In its ruling on May 3, the court chided party officials for failing to advise their candidates of the legal requirement to submit economic disclosure forms on the same day they filed as candidates.
Sharing the blame, though, is the Legislature, which approved an inartfully written state law requiring that statements of economic interest also be filed online.
In a few instances, candidates reportedly offered local party representatives their disclosure forms and were told they weren’t immediately needed, and to file online.
The economic disclosure form is used to specify any money that candidates receive from working for the government, and lists any close relatives who work as lobbyists.
Candidates might reasonably have concluded that filing the electronic form would be adequate, but it wasn’t. The court ruled that a paper form is still required under the law.
Presumably, the party primaries will go forward using the purged ballots.

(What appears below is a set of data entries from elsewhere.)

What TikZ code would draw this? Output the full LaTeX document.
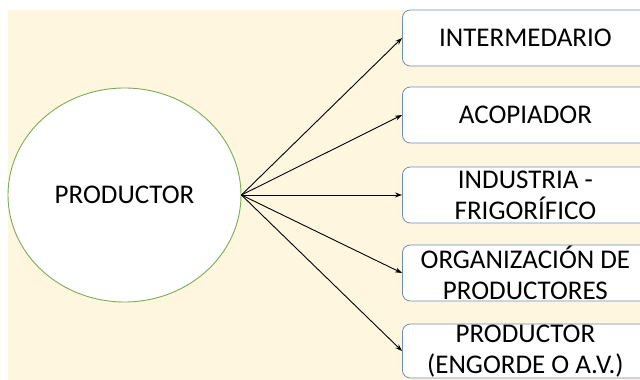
\documentclass[tikz,border=0pt]{standalone}
\usepackage{fontspec}
\setmainfont{Carlito}
\usetikzlibrary{shapes.geometric,arrows.meta}
\definecolor{bg}{HTML}{FEF6DF}
\definecolor{boxline}{RGB}{110,140,185}
\definecolor{circline}{RGB}{120,175,85}
\begin{document}
\begin{tikzpicture}[x=1pt,y=-1pt,
  boxnode/.style={draw=boxline, line width=0.8pt, fill=white, rounded corners=8pt,
    minimum width=246pt, minimum height=56pt, anchor=west, inner sep=0pt,
    align=center, font=\fontsize{27}{31}\selectfont},
  arr/.style={-{Stealth[length=7pt,width=5pt]}, line width=0.9pt}]
\clip (0,0) rectangle (640,380);
\fill[white] (0,0) rectangle (640,380);
\fill[bg] (8,10) rectangle (640,380);
\node[ellipse, draw=circline, line width=0.9pt, fill=white, minimum width=233pt,
  minimum height=214pt, inner sep=0pt, font=\fontsize{27}{31}\selectfont] (prod) at (124.5,195) {PRODUCTOR};
\node[boxnode] (b1) at (402,38) {INTERMEDARIO};
\node[boxnode] (b2) at (402,115) {ACOPIADOR};
\node[boxnode] (b3) at (402,195) {INDUSTRIA -\\FRIGORÍFICO};
\node[boxnode] (b4) at (402,273) {ORGANIZACIÓN DE\\PRODUCTORES};
\node[boxnode, minimum height=54pt] (b5) at (402,351) {PRODUCTOR\\(ENGORDE O A.V.)};
\foreach \b in {b1,b2,b3,b4,b5} \draw[arr] (prod.east) -- (\b.west);
\end{tikzpicture}
\end{document}
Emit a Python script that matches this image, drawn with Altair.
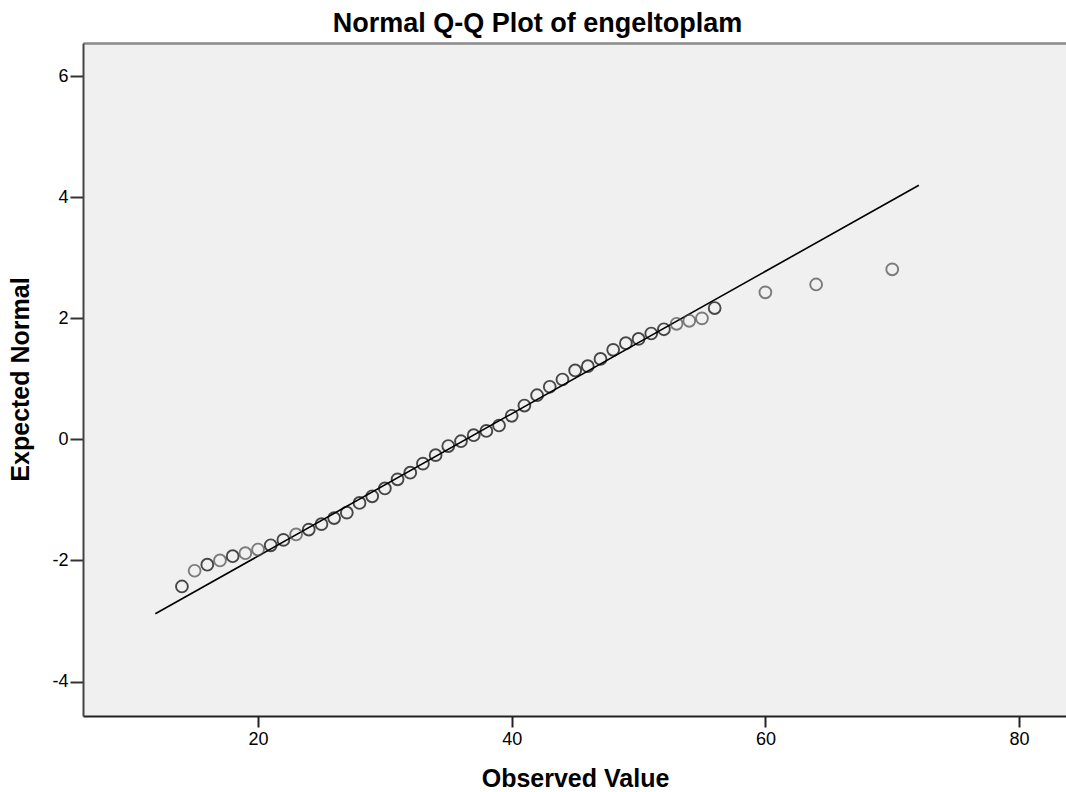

But those candidates who were tossed off the ballot still can run as write-in candidates or can file as petition candidates for the November election. The petition route is the better idea, since their names actually would appear on the ballot for the general election.
Several candidates in Chester County, Republican and Democrat, have already banded together to assist each other on the petition front. That example might be followed elsewhere. Roughly 20 percent of all candidates were removed from the ballot by the Supreme Court ruling.
Petition candidates have until July 9 to file for the November general election.
State law requires 5 percent of registered voters in the district where the candidate is seeking office to sign a petition to put him on the ballot. For a Senate seat, that can be a daunting requirement — up to 3,000 signatures.
Ironically, incumbents didn’t lose their ballot spots because they are required to regularly submit the form in question. Consequently, theirs already were on file.
In a few races across the state, all candidates for certain offices have been purged from the ballot. In one Upstate House race, only a third-party candidate remains on the ballot.
Though legislators have been unable to come up with a short-term solution to this year’s ballot disaster, they should take action to fix the problem as soon as possible for future elections.
Senate Judiciary Chairman Larry Martin, R-Pickens, says the least that should be done is to require that candidates file with their local election commissions rather than the political parties for primary elections. Presumably, that would ensure the candidates are properly advised about the filing requirements under the law.
The General Assembly also should eliminate any confusion about exactly what the law means. The fact that the problems were experienced statewide by candidates for both major parities underscores the legislative role in this debacle — and the legislative responsibility to fix it.